By Andrew Ayala
Blink-182 make its way back into the music scene with the release of its eighth official (ninth according to singer/bassist Mark Hoppus) album titled “Nine.”
Blink-182 has gone through a few line up changes and breaks throughout the years, but this album includes Mark Hoppus on Bass, Travis Barker on drums and the newest addition to the trio, Matt Skiba on guitar.
Skiba replaced former guitarist Tom DeLonge in 2015 but still manages to get the job done throughout the album with high-pitched vocals and catchy choruses.
Skiba succeeds in evolving and growing with the band by matching their energy and style throughout the album.
“Nine” gives off the sound and quality of a properly matured rock band opposed to a band that comes together only to perform past albums or material for monetary gain.
This album was created when all band members still have love for the art that is music. Fans of their old albums can hear their maturity through lyrics that deal with heart-break, heart-ache, depression and love opposed to “All the Small Things” or “The Girl at the Rock Show,” which are lyrics from earlier releases.
Although, the songs aren’t of the same classic pop-punkesque that listeners are used to, it is still an album that can be played all the way through without skipping a track.
The music is still pop-punk, but with a distinct hip-hop influence in some songs which comes in the form of drum beats or Skiba and Hoppus rapping over a Barker drum beat.
Many of the songs are focused around Barker’s drum beats opposed to the guitar melodies.
The shortest songs on the album are arguably the best. “Generational Divide” hits listeners right away with intense guitar and drum sounds that resemble their old punk style. Skiba singing with what sounds like his lips pressed to the mic match the drums and guitar with raw-sounding vocals.
“Ransom” is a track that starts off with a slow and smooth beat with Hoppus’s angelic vocals and Barkers insane drum skills.
When the chorus begins, listeners get a vibe similar to “Generational Divide,” which sounds like what a mosh-pit should feel like, intense jumping and non-stop headbanging.
Right off the bat listeners are hit with “The First Time” which is a decent paced song where we get a taste of what Skiba can do with his voice.
His high-pitch is always on point with the mashing sounds of drum and guitar. The fact that his voice is similar but not the same as Delonge’s makes it work.
The first half of the album sends messages of frustration, depression and other world events but still manages to throw in bits of advice and ways to cope with these issues.

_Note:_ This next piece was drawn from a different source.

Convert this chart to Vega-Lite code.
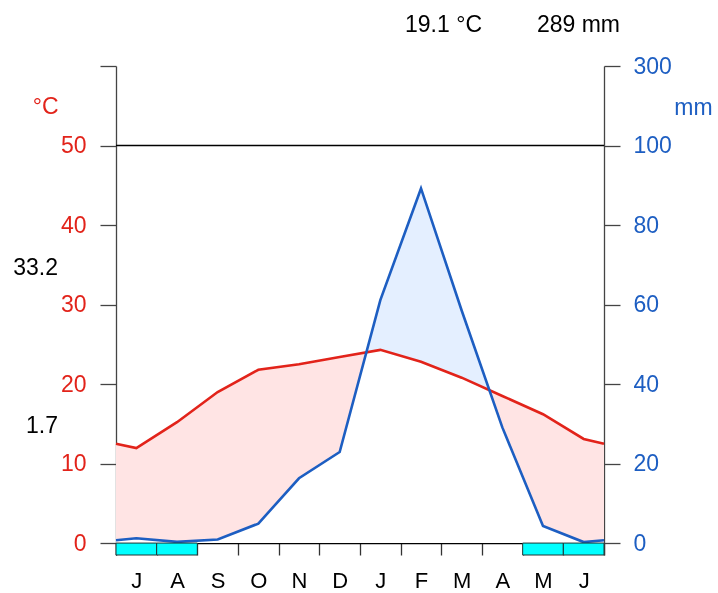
{
  "$schema": "https://vega.github.io/schema/vega-lite/v6.json",
  "width": 488,
  "height": 489,
  "autosize": "none",
  "padding": {"left": 116, "top": 66, "right": 114, "bottom": 38},
  "background": "white",
  "config": {
    "view": {"stroke": null},
    "font": "Liberation Sans",
    "axis": {"grid": false, "labelFlush": false, "labelOverlap": false, "zindex": 1}
  },
  "datasets": {
    "clim": [
      {"mon": "edge", "i": 0.5, "t": 12.5, "p": 0.7},
      {"mon": "Jul", "i": 1, "t": 11.95, "p": 1.2},
      {"mon": "Aug", "i": 2, "t": 15.2, "p": 0.3},
      {"mon": "Sep", "i": 3, "t": 19.0, "p": 0.9},
      {"mon": "Oct", "i": 4, "t": 21.8, "p": 4.9},
      {"mon": "Nov", "i": 5, "t": 22.5, "p": 16.3},
      {"mon": "Dec", "i": 6, "t": 23.4, "p": 22.9},
      {"mon": "Jan", "i": 7, "t": 24.3, "p": 61.1},
      {"mon": "Feb", "i": 8, "t": 22.8, "p": 89.2},
      {"mon": "Mar", "i": 9, "t": 20.8, "p": 58.5},
      {"mon": "Apr", "i": 10, "t": 18.5, "p": 29.1},
      {"mon": "May", "i": 11, "t": 16.2, "p": 4.3},
      {"mon": "Jun", "i": 12, "t": 13.1, "p": 0.25},
      {"mon": "edge", "i": 12.5, "t": 12.5, "p": 0.7}
    ],
    "months": [
      {"mon": "Jul", "frost": true},
      {"mon": "Aug", "frost": true},
      {"mon": "Sep", "frost": false},
      {"mon": "Oct", "frost": false},
      {"mon": "Nov", "frost": false},
      {"mon": "Dec", "frost": false},
      {"mon": "Jan", "frost": false},
      {"mon": "Feb", "frost": false},
      {"mon": "Mar", "frost": false},
      {"mon": "Apr", "frost": false},
      {"mon": "May", "frost": true},
      {"mon": "Jun", "frost": true}
    ]
  },
  "resolve": {
    "scale": {"x": "independent", "y": "independent"},
    "axis": {"x": "independent", "y": "independent"}
  },
  "layer": [
    {
      "data": {"name": "clim"},
      "mark": {"type": "area", "fill": "#c4ffff", "opacity": 1},
      "encoding": {
        "x": {"field": "i", "type": "quantitative", "scale": {"domain": [0.5, 12.5], "nice": false, "zero": false}, "axis": null},
        "y": {"field": "p", "type": "quantitative", "scale": {"domain": [-3, 120], "nice": false, "zero": false}, "axis": null},
        "y2": {"datum": 0}
      }
    },
    {
      "data": {"name": "clim"},
      "mark": {"type": "area", "fill": "#ffe4e4", "opacity": 1},
      "encoding": {
        "x": {"field": "i", "type": "quantitative", "scale": {"domain": [0.5, 12.5], "nice": false, "zero": false}, "axis": null},
        "y": {"field": "t", "type": "quantitative", "scale": {"domain": [-1.5, 60], "nice": false, "zero": false}, "axis": null},
        "y2": {"datum": 0}
      }
    },
    {
      "data": {"name": "clim"},
      "mark": {"type": "area", "fill": "#00ffff", "opacity": 1, "blend": "lighten"},
      "encoding": {
        "x": {"field": "i", "type": "quantitative", "scale": {"domain": [0.5, 12.5], "nice": false, "zero": false}, "axis": null},
        "y": {"field": "p", "type": "quantitative", "scale": {"domain": [-3, 120], "nice": false, "zero": false}, "axis": null},
        "y2": {"datum": 0}
      }
    },
    {
      "data": {"name": "clim"},
      "mark": {"type": "area", "fill": "#1f5fbf", "opacity": 1, "blend": "hue"},
      "encoding": {
        "x": {"field": "i", "type": "quantitative", "scale": {"domain": [0.5, 12.5], "nice": false, "zero": false}, "axis": null},
        "y": {"field": "p", "type": "quantitative", "scale": {"domain": [-3, 120], "nice": false, "zero": false}, "axis": null},
        "y2": {"datum": 0}
      }
    },
    {
      "data": {"values": [{}]},
      "mark": {"type": "rule", "color": "black", "strokeWidth": 1.3},
      "encoding": {
        "y": {"datum": 50, "type": "quantitative", "scale": {"domain": [-1.5, 60], "nice": false, "zero": false}, "axis": null}
      }
    },
    {
      "data": {"name": "clim"},
      "mark": {"type": "line", "color": "#e2231a", "strokeWidth": 2.6},
      "encoding": {
        "x": {"field": "i", "type": "quantitative", "scale": {"domain": [0.5, 12.5], "nice": false, "zero": false}, "axis": null},
        "y": {
          "field": "t", "type": "quantitative",
          "scale": {"domain": [-1.5, 60], "nice": false, "zero": false},
          "axis": {
            "orient": "left", "values": [0, 10, 20, 30, 40, 50, 60],
            "labelExpr": "datum.value == 60 ? '' : datum.label",
            "tickSize": 16, "labelPadding": 14, "labelFontSize": 23, "labelColor": "#e2231a",
            "domainColor": "#444", "tickColor": "#444", "domainWidth": 1.3, "tickWidth": 1.3,
            "title": "°C", "titleAngle": 0, "titleX": -58, "titleY": 40, "titleAlign": "right",
            "titleBaseline": "middle", "titleFontSize": 23, "titleFontWeight": "normal", "titleColor": "#e2231a"
          }
        }
      }
    },
    {
      "data": {"name": "clim"},
      "mark": {"type": "line", "color": "#1d5ec2", "strokeWidth": 2.6},
      "encoding": {
        "x": {"field": "i", "type": "quantitative", "scale": {"domain": [0.5, 12.5], "nice": false, "zero": false}, "axis": null},
        "y": {
          "field": "p", "type": "quantitative",
          "scale": {"domain": [-3, 120], "nice": false, "zero": false},
          "axis": {
            "orient": "right", "values": [0, 20, 40, 60, 80, 100, 120],
            "labelExpr": "datum.value == 120 ? '300' : datum.label",
            "tickSize": 16, "labelPadding": 13, "labelFontSize": 23, "labelColor": "#1d5ec2",
            "domainColor": "#444", "tickColor": "#444", "domainWidth": 1.3, "tickWidth": 1.3,
            "title": "mm", "titleAngle": 0, "titleX": 89, "titleY": 41, "titleAlign": "center",
            "titleBaseline": "middle", "titleFontSize": 23, "titleFontWeight": "normal", "titleColor": "#1d5ec2"
          }
        }
      }
    },
    {
      "data": {"name": "months"},
      "transform": [{"filter": "datum.frost"}],
      "mark": {"type": "bar", "fill": "#00ffff", "stroke": "#223333", "strokeWidth": 1},
      "encoding": {
        "x": {
          "field": "mon", "type": "ordinal",
          "scale": {"type": "band", "domain": ["Jul", "Aug", "Sep", "Oct", "Nov", "Dec", "Jan", "Feb", "Mar", "Apr", "May", "Jun"], "paddingInner": 0, "paddingOuter": 0},
          "axis": {
            "orient": "bottom", "offset": -12, "tickBand": "extent", "tickSize": 12,
            "labelExpr": "substring(datum.label, 0, 1)", "labelAngle": 0, "labelFontSize": 22,
            "labelColor": "black", "labelPadding": 15, "domainColor": "black", "domainWidth": 1.3,
            "tickColor": "#333", "tickWidth": 1.3, "title": null
          }
        },
        "y": {"datum": 0, "type": "quantitative", "scale": {"domain": [-1.5, 60], "nice": false, "zero": false}, "axis": null},
        "y2": {"datum": -1.5}
      }
    },
    {
      "data": {"values": [{}]},
      "mark": {"type": "text", "text": "33.2", "align": "right", "baseline": "middle", "fontSize": 23, "color": "black"},
      "encoding": {
        "x": {"datum": -0.926, "type": "quantitative", "scale": {"domain": [0.5, 12.5], "nice": false, "zero": false}, "axis": null},
        "y": {"datum": 34.6, "type": "quantitative", "scale": {"domain": [-1.5, 60], "nice": false, "zero": false}, "axis": null}
      }
    },
    {
      "data": {"values": [{}]},
      "mark": {"type": "text", "text": "1.7", "align": "right", "baseline": "middle", "fontSize": 23, "color": "black"},
      "encoding": {
        "x": {"datum": -0.926, "type": "quantitative", "scale": {"domain": [0.5, 12.5], "nice": false, "zero": false}, "axis": null},
        "y": {"datum": 14.72, "type": "quantitative", "scale": {"domain": [-1.5, 60], "nice": false, "zero": false}, "axis": null}
      }
    },
    {
      "data": {"values": [{}]},
      "mark": {"type": "text", "text": "19.1 °C", "align": "right", "baseline": "middle", "fontSize": 23, "color": "black"},
      "encoding": {
        "x": {"datum": 9.5, "type": "quantitative", "scale": {"domain": [0.5, 12.5], "nice": false, "zero": false}, "axis": null},
        "y": {"datum": 65.16, "type": "quantitative", "scale": {"domain": [-1.5, 60], "nice": false, "zero": false}, "axis": null}
      }
    },
    {
      "data": {"values": [{}]},
      "mark": {"type": "text", "text": "289 mm", "align": "right", "baseline": "middle", "fontSize": 23, "color": "black"},
      "encoding": {
        "x": {"datum": 12.893, "type": "quantitative", "scale": {"domain": [0.5, 12.5], "nice": false, "zero": false}, "axis": null},
        "y": {"datum": 65.16, "type": "quantitative", "scale": {"domain": [-1.5, 60], "nice": false, "zero": false}, "axis": null}
      }
    }
  ]
}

Albums like this can be powerful because they express emotions and problems that people have in their everyday lives.
These songs give the ‘90s punk sounds that millenials may have loved and grew up with.
“Run Away” stands out because this is the most obvious hybrid of hip-hop and pop-punk in the album.
The song sounds like an ode to another band named Linkin Park except with the raps of Hoppus and Skiba as opposed to the sound of a well-established rap legend like Jay-Z.
The second half of the album has a lot of the heart-break and love songs. “Pin the Grenade” is a song where Hoppus and Skiba go back-and-forth explaining issues with a significant other and how they want out.
The catchy guitar strums and drum beats along with powerful lyrics make this one of the most memorable. “Hungover You” has a Maroon 5 sound influence but in proper punk Blink-182 style. “Remember To Forget Me” is a perfect way to end such an emotional album.
This is a song that shows the people who once sang ridiculous and raunchy lyrics have now decided to grow-up and show just how much they have perfected their craft while facing the obstacles of life.
“Nine” is a refreshing album that shows no matter the day and age, Blink-182 can make contemporary songs with a modern and classic influence.
Although the lyrics and sounds aren’t exactly the same, new listeners can get a taste of what Blink-182 is as a whole with this album. “Nine” was released on Friday and is available on all streaming platforms.